>> BEGIN Dataset entries

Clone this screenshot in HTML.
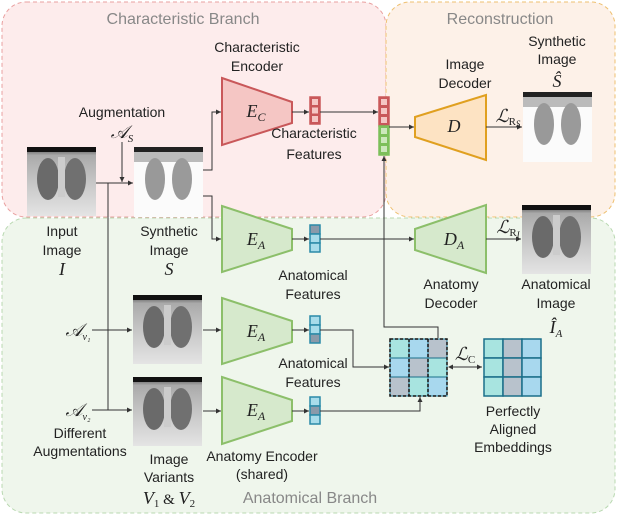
<!DOCTYPE html>
<html><head><meta charset="utf-8"><style>
html,body{margin:0;padding:0;background:#fff}
svg{display:block}
text{font-family:"Liberation Sans",sans-serif;font-size:14px;fill:#222;text-anchor:middle}
.m{font-family:"Liberation Serif",serif;font-style:italic;font-size:18px}
.t{fill:#888;font-size:16px}
</style></head><body>
<svg width="618" height="516" viewBox="0 0 618 516" xmlns="http://www.w3.org/2000/svg">
<defs>
<marker id="a" markerWidth="6" markerHeight="6" refX="5" refY="3" orient="auto"><path d="M0,0.5 L5,3 L0,5.5z" fill="#333"/></marker>
<marker id="b" markerWidth="6" markerHeight="6" refX="1" refY="3" orient="auto"><path d="M5,0.5 L0,3 L5,5.5z" fill="#333"/></marker>
<linearGradient id="x1" x1="0" y1="0" x2="0" y2="1"><stop offset="0" stop-color="#444"/><stop offset=".12" stop-color="#aaa"/><stop offset=".6" stop-color="#ccc"/><stop offset="1" stop-color="#e4e4e4"/></linearGradient>
<g id="xr"><rect width="69" height="69" fill="url(#x1)"/><rect width="69" height="5" fill="#111"/><ellipse cx="21" cy="32" rx="11" ry="21" fill="#6a6a6a"/><ellipse cx="48" cy="32" rx="11" ry="21" fill="#707070"/><rect x="31" y="10" width="7" height="40" fill="#ccc"/></g>
<g id="xs"><rect width="69" height="70" fill="#fbfbfb"/><rect width="69" height="5" fill="#222"/><rect y="5" width="69" height="10" fill="#bbb"/><ellipse cx="21" cy="32" rx="10" ry="21" fill="#999"/><ellipse cx="48" cy="32" rx="10" ry="21" fill="#9a9a9a"/></g>
</defs>
<rect x="2" y="2" width="384" height="215" rx="24" fill="#fdecec" stroke="#e9a0a0" stroke-dasharray="4,3"/>
<rect x="386" y="2" width="229" height="215" rx="24" fill="#fdf1e8" stroke="#eec070" stroke-dasharray="4,3"/>
<rect x="2" y="218" width="613" height="295" rx="24" fill="#eff6ec" stroke="#b8d8b0" stroke-dasharray="4,3"/>
<text x="183" y="24" class="t">Characteristic Branch</text>
<text x="500" y="24" class="t">Reconstruction</text>
<text x="310" y="503" class="t">Anatomical Branch</text>

<use href="#xr" x="27" y="147"/>
<use href="#xs" x="134" y="147"/>
<use href="#xs" x="523" y="92"/>
<use href="#xr" x="522" y="205"/>
<use href="#xr" x="133" y="295"/>
<use href="#xr" x="133" y="377"/>

<polygon points="222,78 292,102 292,123 222,145" fill="#f5c6c4" stroke="#c9585a" stroke-width="2"/>
<polygon points="222,206 292,229 292,250 222,272" fill="#d6e9cc" stroke="#8cbf6a" stroke-width="2"/>
<polygon points="222,298 292,321 292,342 222,364" fill="#d6e9cc" stroke="#8cbf6a" stroke-width="2"/>
<polygon points="222,377 292,400 292,421 222,444" fill="#d6e9cc" stroke="#8cbf6a" stroke-width="2"/>
<polygon points="415,117 486,95 486,160 415,137" fill="#fde3c3" stroke="#e0a020" stroke-width="2"/>
<polygon points="415,229 486,205 486,273 415,250" fill="#d6e9cc" stroke="#8cbf6a" stroke-width="2"/>
<text x="256" y="117" class="m">E<tspan font-size="12" dy="4">C</tspan></text>
<text x="256" y="245" class="m">E<tspan font-size="12" dy="4">A</tspan></text>
<text x="256" y="337" class="m">E<tspan font-size="12" dy="4">A</tspan></text>
<text x="256" y="416" class="m">E<tspan font-size="12" dy="4">A</tspan></text>
<text x="454" y="132" class="m">D</text>
<text x="454" y="245" class="m">D<tspan font-size="12" dy="4">A</tspan></text>

<g stroke-width="1.5">
<rect x="310" y="97" width="10" height="27" fill="#c9585a" stroke="#c9585a"/>
<rect x="312" y="99" width="6" height="6" fill="#f5c6c4"/><rect x="312" y="107.5" width="6" height="6" fill="#f5c6c4"/><rect x="312" y="116" width="6" height="6" fill="#f5c6c4"/>
<rect x="379" y="97" width="10" height="29" fill="#c9585a" stroke="#c9585a"/>
<rect x="381" y="99" width="6" height="6" fill="#f5c6c4"/><rect x="381" y="108" width="6" height="6" fill="#f5c6c4"/><rect x="381" y="117" width="6" height="6" fill="#f5c6c4"/>
<rect x="379" y="126" width="10" height="29" fill="#7cbf5a" stroke="#7cbf5a"/>
<rect x="381" y="128" width="6" height="6" fill="#cce8bc"/><rect x="381" y="137" width="6" height="6" fill="#cce8bc"/><rect x="381" y="146" width="6" height="6" fill="#cce8bc"/>
</g>
<g stroke="#2a8aa8" stroke-width="1.5">
<rect x="310" y="225" width="10" height="9" fill="#8a9aaa"/><rect x="310" y="234" width="10" height="9" fill="#a8dcea"/><rect x="310" y="243" width="10" height="9" fill="#a8dcea"/>
<rect x="310" y="316" width="10" height="9" fill="#a8dcea"/><rect x="310" y="325" width="10" height="9" fill="#a8dcea"/><rect x="310" y="334" width="10" height="9" fill="#8a9aaa"/>
<rect x="310" y="397" width="10" height="9" fill="#a8dcea"/><rect x="310" y="406" width="10" height="9" fill="#8a9aaa"/><rect x="310" y="415" width="10" height="9" fill="#a8dcea"/>
</g>

<g stroke="#1a6f8a" stroke-width="1">
<rect x="390" y="339" width="19" height="19" fill="#a8e4e0"/><rect x="409" y="339" width="19" height="19" fill="#a8d8ee"/><rect x="428" y="339" width="19" height="19" fill="#b8c2cc"/>
<rect x="390" y="358" width="19" height="19" fill="#a8d8ee"/><rect x="409" y="358" width="19" height="19" fill="#b8c2cc"/><rect x="428" y="358" width="19" height="19" fill="#a8e4e0"/>
<rect x="390" y="377" width="19" height="19" fill="#b8c2cc"/><rect x="409" y="377" width="19" height="19" fill="#a8e4e0"/><rect x="428" y="377" width="19" height="19" fill="#a8d8ee"/>
</g>
<g fill="none" stroke="#111" stroke-width="1.5" stroke-dasharray="3,2">
<rect x="390" y="339" width="57" height="57"/><line x1="409" y1="339" x2="409" y2="396"/><line x1="428" y1="339" x2="428" y2="396"/>
</g>
<g stroke="#1a6f8a" stroke-width="1.5">
<rect x="484" y="339" width="19" height="19" fill="#a8e4e0"/><rect x="503" y="339" width="19" height="19" fill="#b8c2cc"/><rect x="522" y="339" width="19" height="19" fill="#a8d8ee"/>
<rect x="484" y="358" width="19" height="19" fill="#a8e4e0"/><rect x="503" y="358" width="19" height="19" fill="#b8c2cc"/><rect x="522" y="358" width="19" height="19" fill="#a8d8ee"/>
<rect x="484" y="377" width="19" height="19" fill="#a8e4e0"/><rect x="503" y="377" width="19" height="19" fill="#b8c2cc"/><rect x="522" y="377" width="19" height="19" fill="#a8d8ee"/>
</g>

<g fill="none" stroke="#333" stroke-width="1">
<line x1="96" y1="183" x2="133" y2="183" marker-end="url(#a)"/>
<line x1="122" y1="142" x2="122" y2="182" marker-end="url(#a)"/>
<polyline points="108,183 108,410"/>
<line x1="92" y1="330" x2="132" y2="330" marker-end="url(#a)"/>
<line x1="92" y1="410" x2="132" y2="410" marker-end="url(#a)"/>
<polyline points="203,170 212,170 212,112 221,112" marker-end="url(#a)"/>
<polyline points="203,196 212,196 212,239 221,239" marker-end="url(#a)"/>
<line x1="203" y1="330" x2="221" y2="330" marker-end="url(#a)"/>
<line x1="203" y1="411" x2="221" y2="411" marker-end="url(#a)"/>
<line x1="292" y1="112" x2="309" y2="112" marker-end="url(#a)"/>
<line x1="320" y1="112" x2="378" y2="112" marker-end="url(#a)"/>
<line x1="292" y1="239" x2="309" y2="239" marker-end="url(#a)"/>
<line x1="292" y1="330" x2="309" y2="330" marker-end="url(#a)"/>
<line x1="292" y1="411" x2="309" y2="411" marker-end="url(#a)"/>
<line x1="389" y1="127" x2="414" y2="127" marker-end="url(#a)"/>
<line x1="320" y1="239" x2="414" y2="239" marker-end="url(#a)"/>
<line x1="486" y1="127" x2="522" y2="127" marker-end="url(#a)"/>
<line x1="486" y1="239" x2="521" y2="239" marker-end="url(#a)"/>
<polyline points="438,338 438,327 384,327 384,156" marker-end="url(#a)"/>
<polyline points="320,330 353,330 353,367 389,367" marker-end="url(#a)"/>
<polyline points="320,411 420,411 420,397" marker-end="url(#a)"/>
<line x1="449" y1="367" x2="482" y2="367" marker-start="url(#b)" marker-end="url(#a)"/>
</g>

<text x="257" y="52">Characteristic</text><text x="257" y="71">Encoder</text>
<text x="314" y="138">Characteristic</text><text x="314" y="159">Features</text>
<text x="122" y="117">Augmentation</text>
<text x="122" y="138" class="m">𝒜<tspan font-size="11" dy="4">S</tspan></text>
<text x="465" y="69">Image</text><text x="465" y="88">Decoder</text>
<text x="557" y="46">Synthetic</text><text x="557" y="64">Image</text>
<text x="557" y="87" class="m">Ŝ</text>
<text x="508" y="122" class="m">ℒ<tspan font-size="11" font-style="normal" dy="3">R</tspan><tspan font-size="9" dy="2">S</tspan></text>
<text x="508" y="233" class="m">ℒ<tspan font-size="11" font-style="normal" dy="3">R</tspan><tspan font-size="9" dy="2">I</tspan></text>
<text x="62" y="236">Input</text><text x="62" y="255">Image</text><text x="62" y="275" class="m">I</text>
<text x="169" y="236">Synthetic</text><text x="169" y="255">Image</text><text x="169" y="275" class="m">S</text>
<text x="313" y="280">Anatomical</text><text x="313" y="299">Features</text>
<text x="451" y="289">Anatomy</text><text x="451" y="308">Decoder</text>
<text x="556" y="289">Anatomical</text><text x="556" y="308">Image</text>
<text x="556" y="333" class="m">Î<tspan font-size="11" dy="4">A</tspan></text>
<text x="78" y="336" class="m">𝒜<tspan font-size="10" dy="4">v₁</tspan></text>
<text x="78" y="416" class="m">𝒜<tspan font-size="10" dy="4">v₂</tspan></text>
<text x="80" y="438">Different</text><text x="80" y="456">Augmentations</text>
<text x="313" y="368">Anatomical</text><text x="313" y="387">Features</text>
<text x="465" y="360" class="m">ℒ<tspan font-size="11" font-style="normal" dy="3">C</tspan></text>
<text x="513" y="416">Perfectly</text><text x="513" y="434">Aligned</text><text x="513" y="452">Embeddings</text>
<text x="169" y="464">Image</text><text x="169" y="482">Variants</text>
<text x="169" y="504" class="m">V<tspan font-size="11" font-style="normal" dy="3">1</tspan><tspan font-style="normal" font-size="15" dy="-3"> &amp; </tspan>V<tspan font-size="11" font-style="normal" dy="3">2</tspan></text>
<text x="262" y="461">Anatomy Encoder</text><text x="262" y="479">(shared)</text>
</svg>
</body></html>
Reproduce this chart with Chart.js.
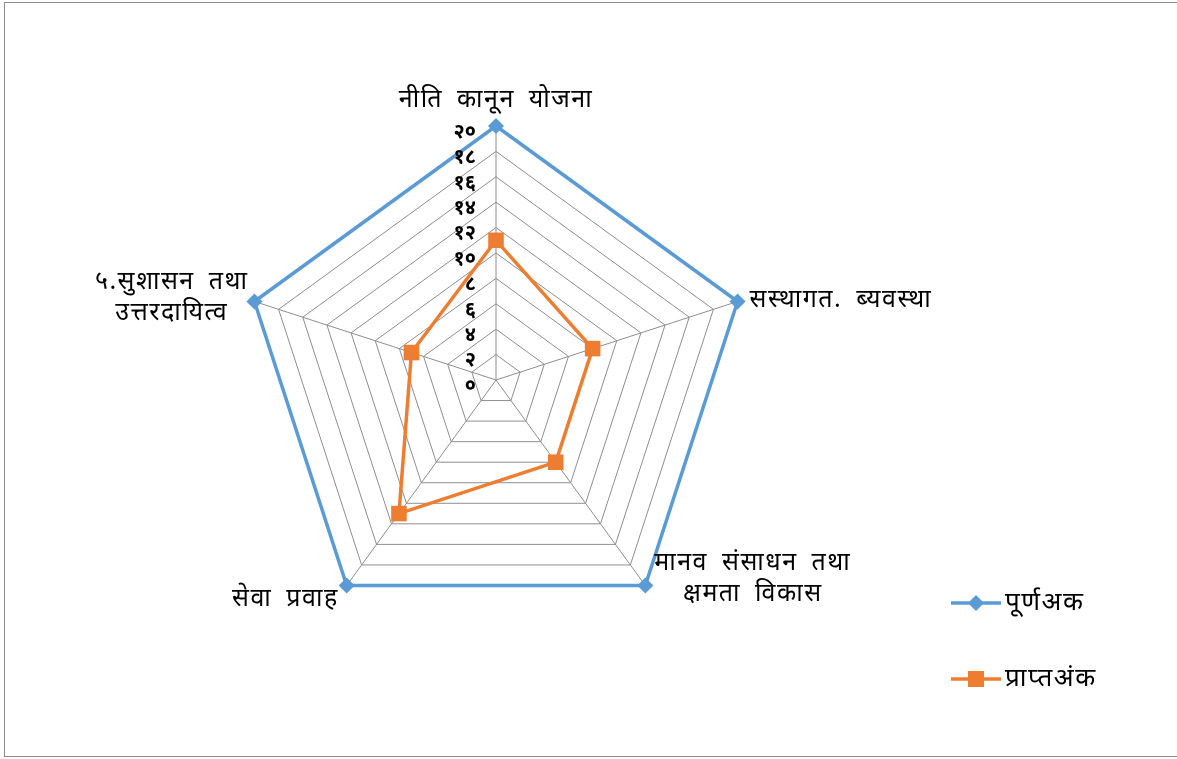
<!DOCTYPE html>
<html>
<head>
<meta charset="utf-8">
<script src="https://cdn.jsdelivr.net/npm/chart.js@4.4.1/dist/chart.umd.min.js"></script>
<style>
    html, body { margin: 0; padding: 0; background: white; overflow: hidden; }
    .frame {
        position: absolute; left: 4px; top: 2px; width: 1180px; height: 755px;
        border: 1px solid #8c8c8c; box-sizing: border-box;
    }
    canvas { position: absolute; left: 0; top: 0; }
</style>
</head>
<body>
<div class="frame"></div>
<canvas id="radar" width="1177" height="759"></canvas>
<script>
const categories = [
    ['नीति कानून योजना'],
    ['सस्थागत. ब्यवस्था'],
    ['मानव संसाधन तथा', 'क्षमता विकास'],
    ['सेवा प्रवाह'],
    ['५.सुशासन तथा', 'उत्तरदायित्व'],
];
const fullMarks = [20, 20, 20, 20, 20];
const obtainedMarks = [11, 8, 8, 13, 7];
const seriesNames = ['पूर्णअक', 'प्राप्तअंक'];
const tickValues = [0, 2, 4, 6, 8, 10, 12, 14, 16, 18, 20];

const BLUE = '#5B9BD5';
const ORANGE = '#ED7D31';
const GRID = '#8e8e8e';
const FONT = "'Noto Sans', 'Noto Sans Devanagari', 'Lohit Devanagari', 'Mangal', sans-serif";

const DEVA_DIGITS = '०१२३४५६७८९';
const toDeva = (n) => String(n).replace(/[0-9]/g, (d) => DEVA_DIGITS[d]);

// wide Devanagari text, closer to the Mangal look of the original
function setWideText(ctx, size, weight = '') {
    ctx.font = `${weight} ${size}px ${FONT}`;
    ctx.letterSpacing = '1.5px';
    ctx.wordSpacing = '6px';
}

// tick labels sit left of the vertical axis, as in the original
const tickLabelPlugin = {
    id: 'tickLabels',
    afterDatasetsDraw(chart) {
        const scale = chart.scales.r;
        const ctx = chart.ctx;
        ctx.save();
        ctx.font = `bold 20px ${FONT}`;
        ctx.fillStyle = '#000';
        ctx.textAlign = 'right';
        ctx.textBaseline = 'middle';
        tickValues.forEach((v) => {
            const y = scale.yCenter - scale.getDistanceFromCenterForValue(v);
            ctx.fillText(toDeva(v), scale.xCenter - 20, y + 6);
        });
        ctx.restore();
    },
};

// axis names, lines centred within each label block
const LABEL_PLACE = [
    { dx: 0, dy: -26, align: 'center' },
    { dx: 12, dy: -2, align: 'left' },
    { dx: 9, dy: -7, align: 'left' },
    { dx: -8, dy: 13, align: 'right' },
    { dx: -6, dy: -4, align: 'right' },
];
const pointLabelPlugin = {
    id: 'axisNames',
    afterDraw(chart) {
        const scale = chart.scales.r;
        const ctx = chart.ctx;
        const lineH = 31;
        ctx.save();
        setWideText(ctx, 25);
        ctx.fillStyle = '#000';
        ctx.textBaseline = 'middle';
        ctx.textAlign = 'center';
        categories.forEach((lines, i) => {
            const p = scale.getPointPosition(i, scale.drawingArea);
            const pl = LABEL_PLACE[i];
            const blockW = Math.max(...lines.map((t) => ctx.measureText(t).width));
            let cx = p.x + pl.dx;
            if (pl.align === 'left') cx += blockW / 2;
            if (pl.align === 'right') cx -= blockW / 2;
            const top = p.y + pl.dy - ((lines.length - 1) * lineH) / 2;
            lines.forEach((t, k) => ctx.fillText(t, cx, top + k * lineH));
        });
        ctx.restore();
    },
};

// legend entries: a short line with the series marker in the middle
const legendPlugin = {
    id: 'lineLegend',
    afterDraw(chart) {
        const ctx = chart.ctx;
        const items = [
            { text: seriesNames[0], color: BLUE, style: 'diamond' },
            { text: seriesNames[1], color: ORANGE, style: 'square' },
        ];
        ctx.save();
        setWideText(ctx, 26);
        ctx.textBaseline = 'middle';
        items.forEach((it, i) => {
            const x = 951, y = 603 + i * 76;
            ctx.strokeStyle = it.color;
            ctx.lineWidth = 3.5;
            ctx.beginPath();
            ctx.moveTo(x, y);
            ctx.lineTo(x + 50, y);
            ctx.stroke();
            ctx.fillStyle = it.color;
            if (it.style === 'diamond') {
                ctx.beginPath();
                ctx.moveTo(x + 25, y - 8);
                ctx.lineTo(x + 33, y);
                ctx.lineTo(x + 25, y + 8);
                ctx.lineTo(x + 17, y);
                ctx.closePath();
                ctx.fill();
            } else {
                ctx.fillRect(x + 17, y - 8, 16, 16);
            }
            ctx.fillStyle = '#000';
            ctx.fillText(it.text, x + 54, y);
        });
        ctx.restore();
    },
};

new Chart(document.getElementById('radar'), {
    type: 'radar',
    plugins: [tickLabelPlugin, pointLabelPlugin, legendPlugin],
    data: {
        labels: categories,
        datasets: [
            {
                label: seriesNames[0],
                data: fullMarks,
                borderColor: BLUE,
                backgroundColor: BLUE,
                borderWidth: 3.5,
                fill: false,
                clip: false,
                pointStyle: 'rectRot',
                pointRadius: 8,
                pointBorderWidth: 0,
                pointBackgroundColor: BLUE,
            },
            {
                label: seriesNames[1],
                data: obtainedMarks,
                borderColor: ORANGE,
                backgroundColor: ORANGE,
                borderWidth: 3.5,
                fill: false,
                clip: false,
                pointStyle: 'rect',
                pointRadius: 11,
                pointBorderWidth: 0,
                pointBackgroundColor: ORANGE,
            },
        ],
    },
    options: {
        responsive: false,
        animation: false,
        layout: { padding: { left: 242, right: 427, top: 126, bottom: 125 } },
        plugins: {
            legend: { display: false },
            tooltip: { enabled: false },
        },
        scales: {
            r: {
                min: 0,
                max: 20,
                ticks: { stepSize: 2, display: false },
                grid: { color: GRID, lineWidth: 1 },
                angleLines: { color: GRID, lineWidth: 1 },
                pointLabels: { display: false },
            },
        },
    },
});
</script>
</body>
</html>
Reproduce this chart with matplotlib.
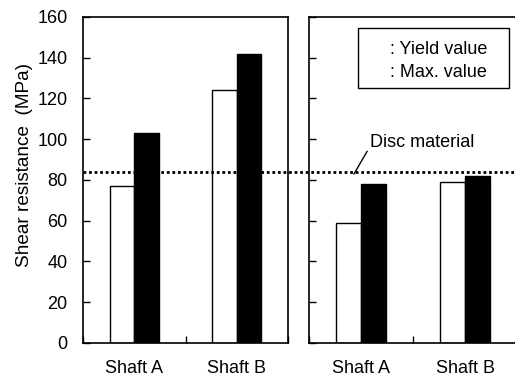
import matplotlib
matplotlib.use("Agg")
import matplotlib.pyplot as plt
from matplotlib.patches import Rectangle
from matplotlib import transforms

plt.rcParams['font.family'] = ['Liberation Sans', 'DejaVu Sans']
plt.rcParams['font.size'] = 13

shafts = ['Shaft A', 'Shaft B']
# left group
yield_left = [77, 124]
max_left = [103, 142]
# right group
yield_right = [59, 79]
max_right = [78, 82]
disc_material = 84

fig = plt.figure(figsize=(5.15, 3.89), dpi=100)
ax1 = fig.add_axes([0.1612, 0.1183, 0.398, 0.838])
ax2 = fig.add_axes([0.600, 0.1183, 0.404, 0.838])

w = 0.24
x = [0, 1]
for ax, yv, mv in [(ax1, yield_left, max_left), (ax2, yield_right, max_right)]:
    ax.bar([i - w / 2 for i in x], yv, w, color='white', edgecolor='black', linewidth=1)
    ax.bar([i + w / 2 for i in x], mv, w, color='black', edgecolor='black', linewidth=1)
    ax.set_xlim(-0.5, 1.5)
    ax.set_ylim(0, 160)
    ax.set_yticks(range(0, 161, 20))
    ax.set_xticks(x)
    ax.set_xticklabels(shafts)
    ax.set_xticks([-0.5, 0.5, 1.5], minor=True)
    ax.tick_params(axis='x', which='major', length=0, pad=12)
    ax.tick_params(axis='x', which='minor', direction='in', length=5, width=1)
    ax.tick_params(axis='y', direction='in', length=5, width=1, pad=11)
    for s in ax.spines.values():
        s.set_linewidth(1.2)

ax2.set_yticklabels([])
ax1.set_ylabel('Shear resistance  (MPa)', fontsize=13.7)
ax1.yaxis.set_label_coords(-0.243, 0.546)

# disc material level across both panels
tr = transforms.blended_transform_factory(fig.transFigure, ax1.transData)
fig.add_artist(plt.Line2D([0.1612, 1.0], [disc_material, disc_material], transform=tr,
                          color='black', linestyle=(0, (1, 1)), linewidth=2))
ax2.plot([-0.067, 0.058], [disc_material - 1, 94], color='black', linewidth=1)
ax2.text(0.087, 98.6, 'Disc material', ha='left', va='center')

# legend box
ax2.add_patch(Rectangle((0.236, 0.782), 0.726, 0.184, transform=ax2.transAxes,
                        facecolor='white', edgecolor='black', linewidth=1))
ax2.text(0.389, 0.899, ': Yield value', transform=ax2.transAxes, va='center')
ax2.text(0.389, 0.831, ': Max. value', transform=ax2.transAxes, va='center')

fig.savefig('out.png', dpi=100)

>> END Dataset entries

▸ The task
Leave out the pictures, and copy only the lines from the one holding "Reproduce this chart with matplotlib." through the one holding "plt.rcParams['font.size'] = 13", exactly as written.

▸ Answer in full
Reproduce this chart with matplotlib.
import matplotlib
matplotlib.use("Agg")
import matplotlib.pyplot as plt
from matplotlib.patches import Rectangle
from matplotlib import transforms

plt.rcParams['font.family'] = ['Liberation Sans', 'DejaVu Sans']
plt.rcParams['font.size'] = 13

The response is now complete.